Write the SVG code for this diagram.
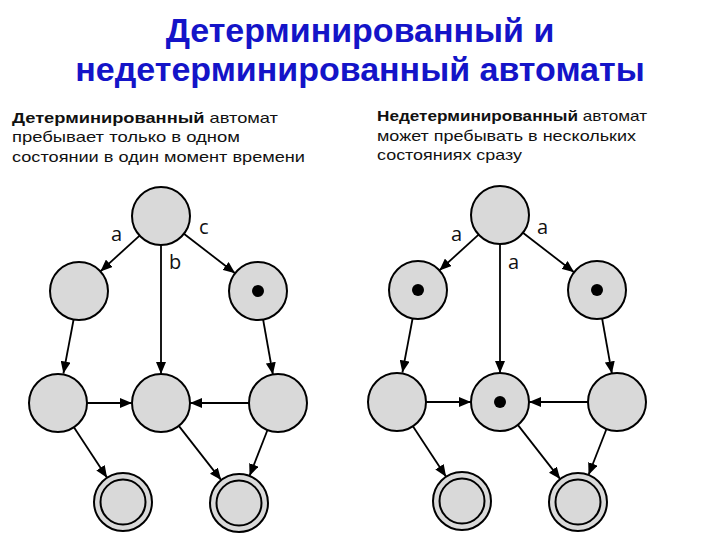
<svg xmlns="http://www.w3.org/2000/svg" width="720" height="540" viewBox="0 0 720 540">
<style>
.title{font-family:"Liberation Sans",Arial,sans-serif;font-weight:bold;font-size:34px;fill:#1414c8;text-anchor:middle}
.sub{font-family:"Liberation Sans",Arial,sans-serif;font-size:15px;fill:#111}
.b{font-weight:bold}
.st{fill:#d9d9d9;stroke:#000;stroke-width:2}
.dot{fill:#000}
.edge{stroke:#000;stroke-width:1.8;fill:none;marker-end:url(#arr)}
.lbl{font-family:"Open Sans","DejaVu Sans",sans-serif;font-size:20px;fill:#111}
</style>
<defs>
<marker id="arr" markerUnits="userSpaceOnUse" markerWidth="12" markerHeight="10" refX="12" refY="5" orient="auto">
<path d="M0,0 L12,5 L0,10 z" fill="#000"/>
</marker>
</defs>
<rect width="720" height="540" fill="#fff"/>
<g id="title">
<text class="title" x="360" y="42">Детерминированный и</text>
<text class="title" x="360" y="81">недетерминированный автоматы</text>
</g>
<g id="desc-left">
<text class="sub" x="12" y="123" textLength="266" lengthAdjust="spacingAndGlyphs"><tspan class="b">Детерминированный</tspan> автомат</text>
<text class="sub" x="12" y="142" textLength="228" lengthAdjust="spacingAndGlyphs">пребывает только в одном</text>
<text class="sub" x="12" y="162" textLength="293" lengthAdjust="spacingAndGlyphs">состоянии в один момент времени</text>
</g>
<g id="desc-right">
<text class="sub" x="377" y="121" textLength="270" lengthAdjust="spacingAndGlyphs"><tspan class="b">Недетерминированный</tspan> автомат</text>
<text class="sub" x="377" y="141" textLength="259" lengthAdjust="spacingAndGlyphs">может пребывать в нескольких</text>
<text class="sub" x="377" y="160" textLength="145" lengthAdjust="spacingAndGlyphs">состояниях сразу</text>
</g>

<g id="dfa">
<g id="dfa-connectors">
<line class="edge" x1="139.6" y1="235.6" x2="100.4" y2="271.4"/>
<line class="edge" x1="161" y1="245" x2="161" y2="374"/>
<line class="edge" x1="183.9" y1="233.7" x2="235.1" y2="273.3"/>
<line class="edge" x1="73.6" y1="319.5" x2="63.4" y2="373.5"/>
<line class="edge" x1="263.1" y1="319.5" x2="272.9" y2="374.5"/>
<line class="edge" x1="87" y1="403" x2="132" y2="403"/>
<line class="edge" x1="249" y1="403" x2="190" y2="403"/>
<line class="edge" x1="73.9" y1="427.2" x2="107.1" y2="477.8"/>
<line class="edge" x1="178.8" y1="425.9" x2="221.2" y2="480.1"/>
<line class="edge" x1="267.5" y1="430" x2="249.5" y2="476"/>
<text class="lbl" x="111" y="241">a</text>
<text class="lbl" x="199" y="234">c</text>
<text class="lbl" x="169" y="269">b</text>
</g>
<g id="dfa-s0"><circle class="st" cx="161" cy="216" r="29"/></g>
<g id="dfa-s1"><circle class="st" cx="79" cy="291" r="29"/></g>
<g id="dfa-s2"><circle class="st" cx="258" cy="291" r="29"/><circle class="dot" cx="258" cy="291" r="6"/></g>
<g id="dfa-s3"><circle class="st" cx="58" cy="403" r="29"/></g>
<g id="dfa-s4"><circle class="st" cx="161" cy="403" r="29"/></g>
<g id="dfa-s5"><circle class="st" cx="278" cy="403" r="29"/></g>
<g id="dfa-f1"><circle class="st" cx="123" cy="502" r="29"/><circle class="st" cx="123" cy="502" r="22.5"/></g>
<g id="dfa-f2"><circle class="st" cx="239" cy="503" r="29"/><circle class="st" cx="239" cy="503" r="22.5"/></g>
</g>

<g id="nfa" transform="translate(339,-1)">
<g id="nfa-connectors">
<line class="edge" x1="139.6" y1="235.6" x2="100.4" y2="271.4"/>
<line class="edge" x1="161" y1="245" x2="161" y2="374"/>
<line class="edge" x1="183.9" y1="233.7" x2="235.1" y2="273.3"/>
<line class="edge" x1="73.6" y1="319.5" x2="63.4" y2="373.5"/>
<line class="edge" x1="263.1" y1="319.5" x2="272.9" y2="374.5"/>
<line class="edge" x1="87" y1="403" x2="132" y2="403"/>
<line class="edge" x1="249" y1="403" x2="190" y2="403"/>
<line class="edge" x1="73.9" y1="427.2" x2="107.1" y2="477.8"/>
<line class="edge" x1="178.8" y1="425.9" x2="221.2" y2="480.1"/>
<line class="edge" x1="267.5" y1="430" x2="249.5" y2="476"/>
<text class="lbl" x="112" y="242">a</text>
<text class="lbl" x="198" y="235">a</text>
<text class="lbl" x="169" y="270">a</text>
</g>
<g id="nfa-s0"><circle class="st" cx="161" cy="216" r="29"/></g>
<g id="nfa-s1"><circle class="st" cx="79" cy="291" r="29"/><circle class="dot" cx="79" cy="291" r="6"/></g>
<g id="nfa-s2"><circle class="st" cx="258" cy="291" r="29"/><circle class="dot" cx="258" cy="291" r="6"/></g>
<g id="nfa-s3"><circle class="st" cx="58" cy="403" r="29"/></g>
<g id="nfa-s4"><circle class="st" cx="161" cy="403" r="29"/><circle class="dot" cx="161" cy="403" r="6"/></g>
<g id="nfa-s5"><circle class="st" cx="278" cy="403" r="29"/></g>
<g id="nfa-f1"><circle class="st" cx="123" cy="502" r="29"/><circle class="st" cx="123" cy="502" r="22.5"/></g>
<g id="nfa-f2"><circle class="st" cx="239" cy="503" r="29"/><circle class="st" cx="239" cy="503" r="22.5"/></g>
</g>
</svg>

==============================

Copy the listing word for word, excluding its pictures.

→ **Written solution**:
Write the SVG code for this diagram.
<svg xmlns="http://www.w3.org/2000/svg" width="720" height="540" viewBox="0 0 720 540">
<style>
.title{font-family:"Liberation Sans",Arial,sans-serif;font-weight:bold;font-size:34px;fill:#1414c8;text-anchor:middle}
.sub{font-family:"Liberation Sans",Arial,sans-serif;font-size:15px;fill:#111}
.b{font-weight:bold}
.st{fill:#d9d9d9;stroke:#000;stroke-width:2}
.dot{fill:#000}
.edge{stroke:#000;stroke-width:1.8;fill:none;marker-end:url(#arr)}
.lbl{font-family:"Open Sans","DejaVu Sans",sans-serif;font-size:20px;fill:#111}
</style>
<defs>
<marker id="arr" markerUnits="userSpaceOnUse" markerWidth="12" markerHeight="10" refX="12" refY="5" orient="auto">
<path d="M0,0 L12,5 L0,10 z" fill="#000"/>
</marker>
</defs>
<rect width="720" height="540" fill="#fff"/>
<g id="title">
<text class="title" x="360" y="42">Детерминированный и</text>
<text class="title" x="360" y="81">недетерминированный автоматы</text>
</g>
<g id="desc-left">
<text class="sub" x="12" y="123" textLength="266" lengthAdjust="spacingAndGlyphs"><tspan class="b">Детерминированный</tspan> автомат</text>
<text class="sub" x="12" y="142" textLength="228" lengthAdjust="spacingAndGlyphs">пребывает только в одном</text>
<text class="sub" x="12" y="162" textLength="293" lengthAdjust="spacingAndGlyphs">состоянии в один момент времени</text>
</g>
<g id="desc-right">
<text class="sub" x="377" y="121" textLength="270" lengthAdjust="spacingAndGlyphs"><tspan class="b">Недетерминированный</tspan> автомат</text>
<text class="sub" x="377" y="141" textLength="259" lengthAdjust="spacingAndGlyphs">может пребывать в нескольких</text>
<text class="sub" x="377" y="160" textLength="145" lengthAdjust="spacingAndGlyphs">состояниях сразу</text>
</g>

<g id="dfa">
<g id="dfa-connectors">
<line class="edge" x1="139.6" y1="235.6" x2="100.4" y2="271.4"/>
<line class="edge" x1="161" y1="245" x2="161" y2="374"/>
<line class="edge" x1="183.9" y1="233.7" x2="235.1" y2="273.3"/>
<line class="edge" x1="73.6" y1="319.5" x2="63.4" y2="373.5"/>
<line class="edge" x1="263.1" y1="319.5" x2="272.9" y2="374.5"/>
<line class="edge" x1="87" y1="403" x2="132" y2="403"/>
<line class="edge" x1="249" y1="403" x2="190" y2="403"/>
<line class="edge" x1="73.9" y1="427.2" x2="107.1" y2="477.8"/>
<line class="edge" x1="178.8" y1="425.9" x2="221.2" y2="480.1"/>
<line class="edge" x1="267.5" y1="430" x2="249.5" y2="476"/>
<text class="lbl" x="111" y="241">a</text>
<text class="lbl" x="199" y="234">c</text>
<text class="lbl" x="169" y="269">b</text>
</g>
<g id="dfa-s0"><circle class="st" cx="161" cy="216" r="29"/></g>
<g id="dfa-s1"><circle class="st" cx="79" cy="291" r="29"/></g>
<g id="dfa-s2"><circle class="st" cx="258" cy="291" r="29"/><circle class="dot" cx="258" cy="291" r="6"/></g>
<g id="dfa-s3"><circle class="st" cx="58" cy="403" r="29"/></g>
<g id="dfa-s4"><circle class="st" cx="161" cy="403" r="29"/></g>
<g id="dfa-s5"><circle class="st" cx="278" cy="403" r="29"/></g>
<g id="dfa-f1"><circle class="st" cx="123" cy="502" r="29"/><circle class="st" cx="123" cy="502" r="22.5"/></g>
<g id="dfa-f2"><circle class="st" cx="239" cy="503" r="29"/><circle class="st" cx="239" cy="503" r="22.5"/></g>
</g>

<g id="nfa" transform="translate(339,-1)">
<g id="nfa-connectors">
<line class="edge" x1="139.6" y1="235.6" x2="100.4" y2="271.4"/>
<line class="edge" x1="161" y1="245" x2="161" y2="374"/>
<line class="edge" x1="183.9" y1="233.7" x2="235.1" y2="273.3"/>
<line class="edge" x1="73.6" y1="319.5" x2="63.4" y2="373.5"/>
<line class="edge" x1="263.1" y1="319.5" x2="272.9" y2="374.5"/>
<line class="edge" x1="87" y1="403" x2="132" y2="403"/>
<line class="edge" x1="249" y1="403" x2="190" y2="403"/>
<line class="edge" x1="73.9" y1="427.2" x2="107.1" y2="477.8"/>
<line class="edge" x1="178.8" y1="425.9" x2="221.2" y2="480.1"/>
<line class="edge" x1="267.5" y1="430" x2="249.5" y2="476"/>
<text class="lbl" x="112" y="242">a</text>
<text class="lbl" x="198" y="235">a</text>
<text class="lbl" x="169" y="270">a</text>
</g>
<g id="nfa-s0"><circle class="st" cx="161" cy="216" r="29"/></g>
<g id="nfa-s1"><circle class="st" cx="79" cy="291" r="29"/><circle class="dot" cx="79" cy="291" r="6"/></g>
<g id="nfa-s2"><circle class="st" cx="258" cy="291" r="29"/><circle class="dot" cx="258" cy="291" r="6"/></g>
<g id="nfa-s3"><circle class="st" cx="58" cy="403" r="29"/></g>
<g id="nfa-s4"><circle class="st" cx="161" cy="403" r="29"/><circle class="dot" cx="161" cy="403" r="6"/></g>
<g id="nfa-s5"><circle class="st" cx="278" cy="403" r="29"/></g>
<g id="nfa-f1"><circle class="st" cx="123" cy="502" r="29"/><circle class="st" cx="123" cy="502" r="22.5"/></g>
<g id="nfa-f2"><circle class="st" cx="239" cy="503" r="29"/><circle class="st" cx="239" cy="503" r="22.5"/></g>
</g>
</svg>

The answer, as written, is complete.